In an open letter to David Cameron after the release of the Litvinenko report, Bill Browder, the CEO of Hermitage Capital, warned that “putting diplomatic and business relations with Russia above criminal justice and public safety is a sign of weakness that will surely lead to more killings on British soil.” The independent British foreign policy organization Chatham House agreed:
A weak response or one consisting only of words will merely encourage Russia that these acts go unpunished. British and Russian citizens alike who have offended President Putin should therefore continue to live in fear in London.
Putin, knowing that Britain and other Western nations are anxious for solutions to the crisis in Syria and to the Ukrainian conflict, may expect no further consequences from the Litvinenko inquiry. (The day after it came out Secretary of State John Kerry said that the US would consider lifting its economic sanctions against Russia if the Minsk agreements concerning Ukraine are implemented.)
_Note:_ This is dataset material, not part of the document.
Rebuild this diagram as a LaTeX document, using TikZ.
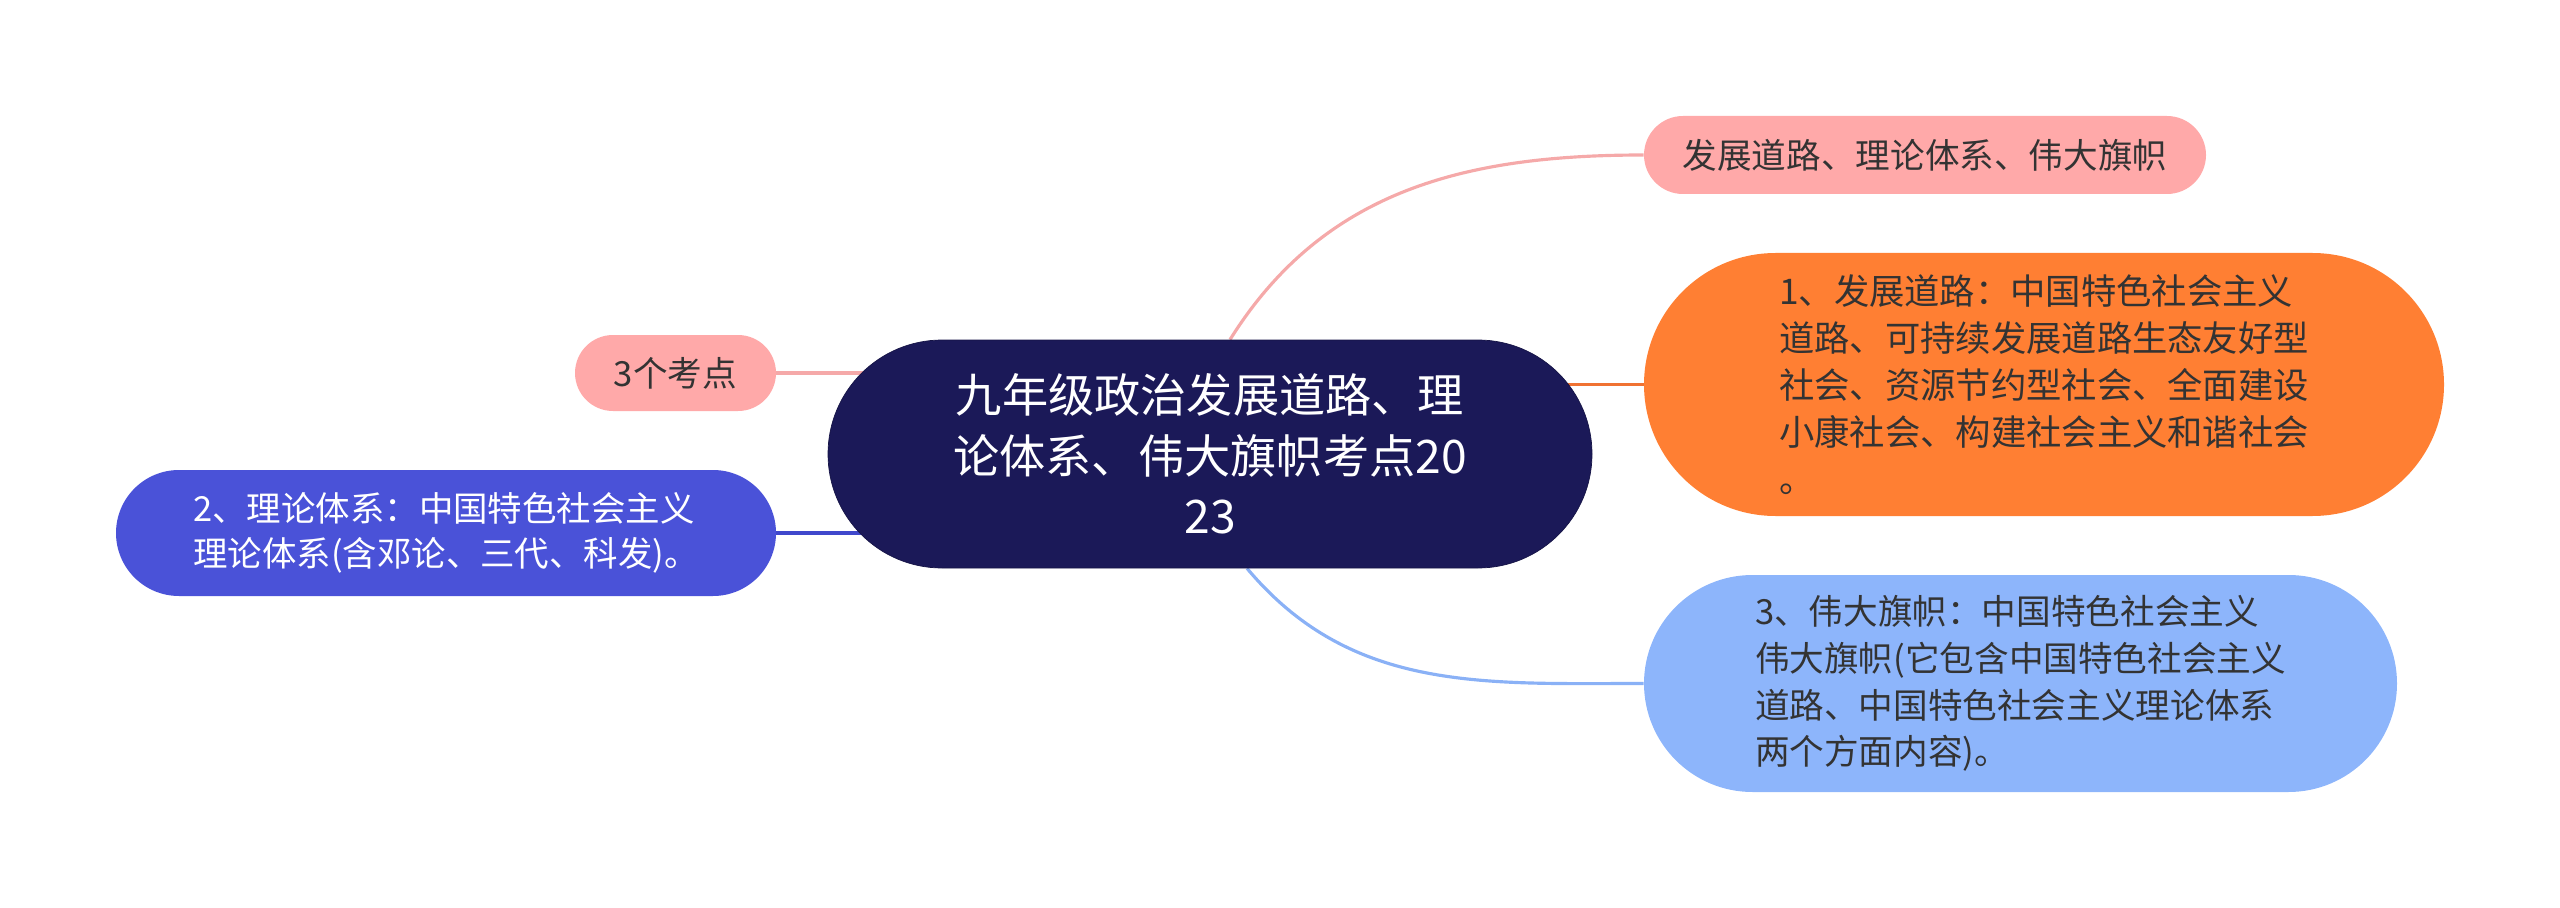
\documentclass[tikz,border=0pt]{standalone}
\usepackage{fontspec}
\newfontfamily\cjk{Noto Sans CJK SC}
\usetikzlibrary{shapes.misc,backgrounds,calc}
\definecolor{navy}{HTML}{1B1958}
\definecolor{pinkfill}{HTML}{FFA9A9}
\definecolor{pinkline}{HTML}{F5A9A9}
\definecolor{orangefill}{HTML}{FF7F33}
\definecolor{orangeline}{HTML}{F07232}
\definecolor{skyfill}{HTML}{8DB5FB}
\definecolor{skyline}{HTML}{8AB1F6}
\definecolor{violetfill}{HTML}{4A52D8}
\definecolor{violetline}{HTML}{4048CC}
\definecolor{textdark}{HTML}{333333}

\begin{document}
\begin{tikzpicture}[
 pill/.style={rounded rectangle,inner sep=0pt,align=left},
 sub/.style={pill,text=textdark,font=\cjk\fontsize{19.7}{26.5}\selectfont},
 link/.style={line width=1.8pt}]
\useasboundingbox (0,0) rectangle (51.2,-18.16);
\node[pill,fill=navy,draw=navy!80!black,text=white,align=center,font=\cjk\fontsize{26.3}{34.4}\selectfont,
 minimum width=15.28cm,minimum height=4.56cm] (root) at (24.2,-9.08)
 {九年级政治发展道路、理\\论体系、伟大旗帜考点20\\23};
\node[sub,fill=pinkfill,minimum width=11.24cm,minimum height=1.56cm] (route) at (38.5,-3.1)
 {发展道路、理论体系、伟大旗帜};
\node[sub,fill=orangefill,font=\cjk\fontsize{20.1}{26.8}\selectfont,
 minimum width=16cm,minimum height=5.26cm] (road) at (40.88,-7.69)
 {1、发展道路：中国特色社会主义\\道路、可持续发展道路生态友好型\\社会、资源节约型社会、全面建设\\小康社会、构建社会主义和谐社会\\。};
\node[sub,fill=skyfill,minimum width=15.06cm,minimum height=4.34cm] (flag) at (40.41,-13.67)
 {3、伟大旗帜：中国特色社会主义\\伟大旗帜(它包含中国特色社会主义\\道路、中国特色社会主义理论体系\\两个方面内容)。};
\node[sub,fill=pinkfill,minimum width=4.02cm,minimum height=1.52cm] (points) at (13.51,-7.46)
 {3个考点};
\node[sub,fill=violetfill,text=white,font=\cjk\fontsize{19.6}{25.5}\selectfont,
 minimum width=13.2cm,minimum height=2.52cm] (theory) at (8.92,-10.66)
 {2、理论体系：中国特色社会主义\\理论体系(含邓论、三代、科发)。};
\begin{pgfonlayer}{background}
\draw[link,pinkline] ($(root.north)+(0.4,0)$) to[out=58,in=180] (route.west);
\draw[link,line width=2.2pt,orangeline] (road.west) -- (road.west -| root.center);
\draw[link,skyline] ($(root.south)+(0.74,0)$) to[out=-50,in=180] (flag.west);
\draw[link,pinkline] (points.east) -- (points.east -| root.center);
\draw[link,line width=2.2pt,violetline] (theory.east) -- (theory.east -| root.center);
\end{pgfonlayer}
\end{tikzpicture}
\end{document}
But Putin’s Kremlin colleagues, many of whom have already been subject to sanctions by the West, either because of Ukraine or the scandalous 2009 death in prison of Sergei Magnitsky, a lawyer for Browder’s Hermitage Capital, may be less sanguine. Yevgenia Albats, editor of the Moscow-based weekly The New Times, told me that the timing of the Litvinenko inquiry was a particular shock to Putin’s Kremlin cohort. It was followed just days later by a statement from the US Treasury official Adam Szubin that Putin is corrupt and the Treasury has known this for “many, many years.” According to Albats, that statement, along with the inquiry,
appeared as a message sent to Russian elites by the collective West: do something about Putin or you are, with all your billions in off-shores, in big trouble, i.e., no Putin after 2018 [the date of the next presidential election]. The Russian elite read the message and is trying to comprehend it.
Meanwhile Lugovoy, a leading and vocal member of the Russian parliament since 2007, has been thriving, with a reported income in the millions of dollars and a new, glamorous wife who is half his age. He appears frequently on Russian television and radio and recently served as a consultant for a drama series on Russia’s NTV called Outside Jurisdiction, based on the Litvinenko case. (Lugovoy’s character in the film, “Andrei Voronov,” is a hero who risks everything for the sake of his country, while Berezovsky is portrayed as the villain. Lugovoy’s wife Ksenia makes her acting debut playing Berezovsky’s assistant.) It is ironic that not long after Litvinenko’s murder, Berezovsky predicted in an interview that Lugovoy would soon be killed in Russia: “They don’t want to keep him alive because he is a witness of Putin’s crime.” Yet it was Berezovsky’s life, not Lugovoy’s, that would be cut short.